(Exercise):
Only one span of the listing below is wanted: the lines from the one with "Write a web" through the one with "const noResponse = [0, 1.9, 2.1, 0, 0.9, 1.9, 1.1];", reproduced exactly, both ends kept.

(Data supplied):
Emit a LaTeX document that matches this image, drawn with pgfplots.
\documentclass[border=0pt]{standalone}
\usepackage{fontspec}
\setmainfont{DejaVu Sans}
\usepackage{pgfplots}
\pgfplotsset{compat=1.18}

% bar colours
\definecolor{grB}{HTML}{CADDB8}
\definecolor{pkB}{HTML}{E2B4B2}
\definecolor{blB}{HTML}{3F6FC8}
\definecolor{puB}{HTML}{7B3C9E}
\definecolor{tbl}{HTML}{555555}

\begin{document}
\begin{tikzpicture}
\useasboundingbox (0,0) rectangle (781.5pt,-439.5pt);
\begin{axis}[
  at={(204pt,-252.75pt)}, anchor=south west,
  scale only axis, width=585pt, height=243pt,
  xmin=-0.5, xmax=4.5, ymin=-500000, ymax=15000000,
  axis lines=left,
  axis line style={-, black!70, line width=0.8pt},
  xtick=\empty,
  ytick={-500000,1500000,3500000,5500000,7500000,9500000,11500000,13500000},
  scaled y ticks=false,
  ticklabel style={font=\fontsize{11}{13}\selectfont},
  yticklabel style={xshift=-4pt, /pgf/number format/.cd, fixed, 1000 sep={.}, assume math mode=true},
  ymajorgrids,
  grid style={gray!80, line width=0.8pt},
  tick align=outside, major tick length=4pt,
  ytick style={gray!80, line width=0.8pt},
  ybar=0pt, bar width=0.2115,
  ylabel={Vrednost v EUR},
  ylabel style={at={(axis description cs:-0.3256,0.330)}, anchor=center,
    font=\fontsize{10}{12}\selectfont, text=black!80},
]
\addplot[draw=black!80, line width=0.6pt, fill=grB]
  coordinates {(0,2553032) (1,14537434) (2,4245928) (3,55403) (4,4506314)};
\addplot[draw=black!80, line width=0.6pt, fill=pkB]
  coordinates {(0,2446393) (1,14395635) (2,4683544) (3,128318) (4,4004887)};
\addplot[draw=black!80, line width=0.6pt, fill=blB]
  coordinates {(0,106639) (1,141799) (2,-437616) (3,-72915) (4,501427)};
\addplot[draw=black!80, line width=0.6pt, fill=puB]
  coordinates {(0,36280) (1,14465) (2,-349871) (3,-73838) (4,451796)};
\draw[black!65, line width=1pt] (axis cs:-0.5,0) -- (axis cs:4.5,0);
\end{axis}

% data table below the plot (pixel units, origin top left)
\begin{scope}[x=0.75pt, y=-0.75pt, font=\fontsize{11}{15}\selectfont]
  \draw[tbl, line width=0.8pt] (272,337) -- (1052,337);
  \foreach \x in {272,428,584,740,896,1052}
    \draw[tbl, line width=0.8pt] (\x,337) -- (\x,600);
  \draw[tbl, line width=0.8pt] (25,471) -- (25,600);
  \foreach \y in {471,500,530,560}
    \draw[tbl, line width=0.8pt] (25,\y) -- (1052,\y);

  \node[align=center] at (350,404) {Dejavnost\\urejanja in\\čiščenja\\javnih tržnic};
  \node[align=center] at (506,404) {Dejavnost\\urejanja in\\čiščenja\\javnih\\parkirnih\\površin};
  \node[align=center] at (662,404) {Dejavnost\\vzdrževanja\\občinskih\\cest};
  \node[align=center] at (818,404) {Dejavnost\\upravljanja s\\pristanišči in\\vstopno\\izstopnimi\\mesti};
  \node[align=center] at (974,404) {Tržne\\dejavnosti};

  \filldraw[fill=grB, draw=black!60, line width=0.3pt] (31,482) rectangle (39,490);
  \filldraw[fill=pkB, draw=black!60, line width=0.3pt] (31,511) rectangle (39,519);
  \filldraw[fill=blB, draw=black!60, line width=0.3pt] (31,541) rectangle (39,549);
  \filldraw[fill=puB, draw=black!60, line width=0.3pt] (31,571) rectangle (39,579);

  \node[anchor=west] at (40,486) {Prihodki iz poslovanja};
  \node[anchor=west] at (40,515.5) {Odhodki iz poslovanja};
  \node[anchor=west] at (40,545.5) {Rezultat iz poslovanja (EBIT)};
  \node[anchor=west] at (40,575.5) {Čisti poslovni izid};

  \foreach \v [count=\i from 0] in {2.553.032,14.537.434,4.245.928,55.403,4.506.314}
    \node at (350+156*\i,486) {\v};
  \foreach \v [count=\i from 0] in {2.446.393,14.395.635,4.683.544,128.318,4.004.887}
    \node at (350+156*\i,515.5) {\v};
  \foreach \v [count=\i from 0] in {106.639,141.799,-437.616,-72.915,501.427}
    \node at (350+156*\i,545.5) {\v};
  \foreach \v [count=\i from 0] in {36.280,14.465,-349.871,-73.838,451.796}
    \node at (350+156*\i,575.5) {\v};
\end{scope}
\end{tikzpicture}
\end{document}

--

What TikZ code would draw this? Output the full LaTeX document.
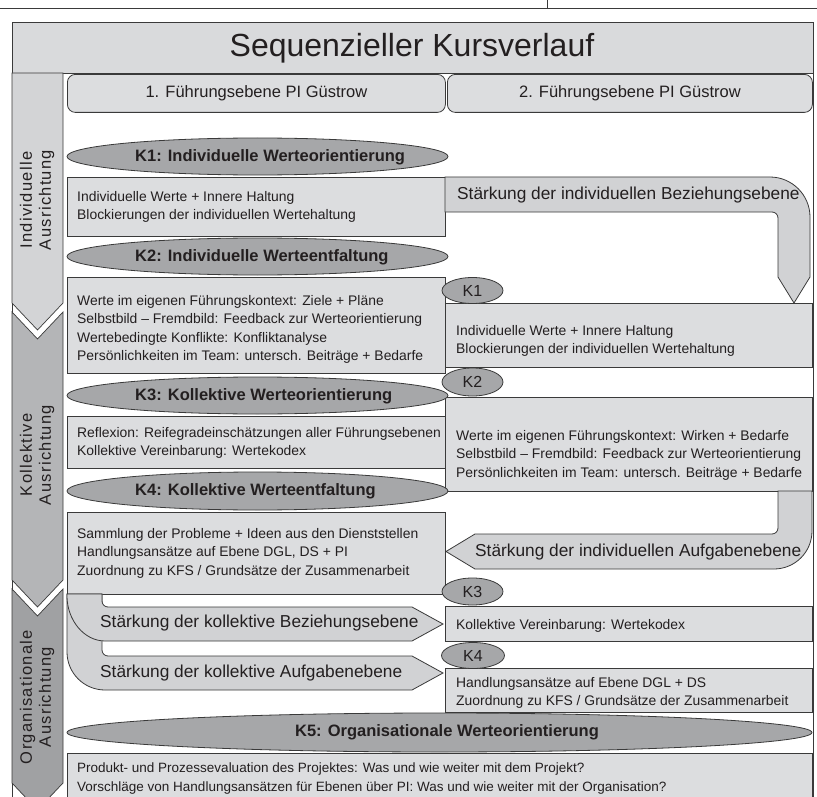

---

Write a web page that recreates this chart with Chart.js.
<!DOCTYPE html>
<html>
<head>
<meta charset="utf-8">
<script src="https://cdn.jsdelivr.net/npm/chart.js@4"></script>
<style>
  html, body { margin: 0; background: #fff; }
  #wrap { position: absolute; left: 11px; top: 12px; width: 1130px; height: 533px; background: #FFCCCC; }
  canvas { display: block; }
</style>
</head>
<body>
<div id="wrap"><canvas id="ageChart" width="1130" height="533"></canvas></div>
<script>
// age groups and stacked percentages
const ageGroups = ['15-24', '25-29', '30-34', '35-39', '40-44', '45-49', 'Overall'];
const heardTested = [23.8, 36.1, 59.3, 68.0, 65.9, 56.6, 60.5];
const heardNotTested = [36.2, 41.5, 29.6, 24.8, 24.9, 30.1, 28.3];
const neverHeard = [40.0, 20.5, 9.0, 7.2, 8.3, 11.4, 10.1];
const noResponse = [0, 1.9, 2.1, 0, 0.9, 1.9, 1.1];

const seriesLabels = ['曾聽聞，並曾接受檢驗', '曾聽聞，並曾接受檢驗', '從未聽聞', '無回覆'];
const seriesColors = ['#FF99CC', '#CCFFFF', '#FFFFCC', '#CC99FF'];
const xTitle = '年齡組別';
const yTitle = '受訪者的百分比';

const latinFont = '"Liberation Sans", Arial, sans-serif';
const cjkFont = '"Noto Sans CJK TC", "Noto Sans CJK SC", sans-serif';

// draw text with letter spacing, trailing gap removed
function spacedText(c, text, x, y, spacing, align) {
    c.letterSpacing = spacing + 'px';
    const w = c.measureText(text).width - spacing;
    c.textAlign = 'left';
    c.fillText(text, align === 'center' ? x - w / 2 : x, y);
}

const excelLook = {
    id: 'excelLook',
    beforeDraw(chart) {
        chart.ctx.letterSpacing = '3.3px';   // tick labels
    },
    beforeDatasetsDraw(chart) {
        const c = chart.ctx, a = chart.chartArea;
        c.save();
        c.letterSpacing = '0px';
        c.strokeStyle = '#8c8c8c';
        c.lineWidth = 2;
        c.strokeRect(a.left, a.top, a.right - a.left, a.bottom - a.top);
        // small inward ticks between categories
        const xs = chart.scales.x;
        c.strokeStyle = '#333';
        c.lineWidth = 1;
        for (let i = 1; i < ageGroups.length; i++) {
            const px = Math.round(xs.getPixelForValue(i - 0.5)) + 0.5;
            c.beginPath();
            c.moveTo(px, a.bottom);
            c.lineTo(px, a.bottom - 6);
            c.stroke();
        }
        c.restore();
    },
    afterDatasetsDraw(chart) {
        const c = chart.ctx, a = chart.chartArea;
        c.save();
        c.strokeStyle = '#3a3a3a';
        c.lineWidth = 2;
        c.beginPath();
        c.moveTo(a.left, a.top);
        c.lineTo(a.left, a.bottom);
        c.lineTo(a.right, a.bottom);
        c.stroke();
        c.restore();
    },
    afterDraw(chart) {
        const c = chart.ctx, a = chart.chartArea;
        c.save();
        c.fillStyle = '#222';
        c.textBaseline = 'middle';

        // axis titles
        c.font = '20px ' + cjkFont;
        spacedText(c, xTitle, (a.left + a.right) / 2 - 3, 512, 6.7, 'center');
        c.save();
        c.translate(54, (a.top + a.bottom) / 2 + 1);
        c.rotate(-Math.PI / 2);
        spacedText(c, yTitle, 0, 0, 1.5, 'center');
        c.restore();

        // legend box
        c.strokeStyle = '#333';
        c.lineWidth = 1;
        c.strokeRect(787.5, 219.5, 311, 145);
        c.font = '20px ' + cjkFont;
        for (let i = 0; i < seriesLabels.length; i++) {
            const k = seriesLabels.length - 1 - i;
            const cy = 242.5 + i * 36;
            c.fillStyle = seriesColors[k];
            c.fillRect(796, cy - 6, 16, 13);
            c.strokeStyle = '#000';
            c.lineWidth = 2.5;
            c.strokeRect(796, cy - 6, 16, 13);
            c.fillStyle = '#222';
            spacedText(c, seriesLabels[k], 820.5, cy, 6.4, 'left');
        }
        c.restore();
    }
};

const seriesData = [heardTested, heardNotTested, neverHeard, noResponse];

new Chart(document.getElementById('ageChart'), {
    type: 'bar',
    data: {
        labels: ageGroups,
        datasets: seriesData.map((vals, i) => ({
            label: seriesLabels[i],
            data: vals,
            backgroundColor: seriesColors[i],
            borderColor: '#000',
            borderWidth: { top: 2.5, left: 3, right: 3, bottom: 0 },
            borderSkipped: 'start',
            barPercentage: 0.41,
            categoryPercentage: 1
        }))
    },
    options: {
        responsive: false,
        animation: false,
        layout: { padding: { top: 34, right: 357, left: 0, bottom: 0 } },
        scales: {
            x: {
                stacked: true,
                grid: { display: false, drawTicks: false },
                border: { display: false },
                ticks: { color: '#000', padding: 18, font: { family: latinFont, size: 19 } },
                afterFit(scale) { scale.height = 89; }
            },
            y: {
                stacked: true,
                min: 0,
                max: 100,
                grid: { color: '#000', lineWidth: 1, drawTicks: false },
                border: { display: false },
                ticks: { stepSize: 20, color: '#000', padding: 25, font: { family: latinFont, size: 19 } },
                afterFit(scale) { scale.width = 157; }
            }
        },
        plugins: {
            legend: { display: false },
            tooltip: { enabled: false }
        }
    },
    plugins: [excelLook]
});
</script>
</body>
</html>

(Reply):
Write a web page that recreates this chart with Chart.js.
<!DOCTYPE html>
<html>
<head>
<meta charset="utf-8">
<script src="https://cdn.jsdelivr.net/npm/chart.js@4"></script>
<style>
  html, body { margin: 0; background: #fff; }
  #wrap { position: absolute; left: 11px; top: 12px; width: 1130px; height: 533px; background: #FFCCCC; }
  canvas { display: block; }
</style>
</head>
<body>
<div id="wrap"><canvas id="ageChart" width="1130" height="533"></canvas></div>
<script>
// age groups and stacked percentages
const ageGroups = ['15-24', '25-29', '30-34', '35-39', '40-44', '45-49', 'Overall'];
const heardTested = [23.8, 36.1, 59.3, 68.0, 65.9, 56.6, 60.5];
const heardNotTested = [36.2, 41.5, 29.6, 24.8, 24.9, 30.1, 28.3];
const neverHeard = [40.0, 20.5, 9.0, 7.2, 8.3, 11.4, 10.1];
const noResponse = [0, 1.9, 2.1, 0, 0.9, 1.9, 1.1];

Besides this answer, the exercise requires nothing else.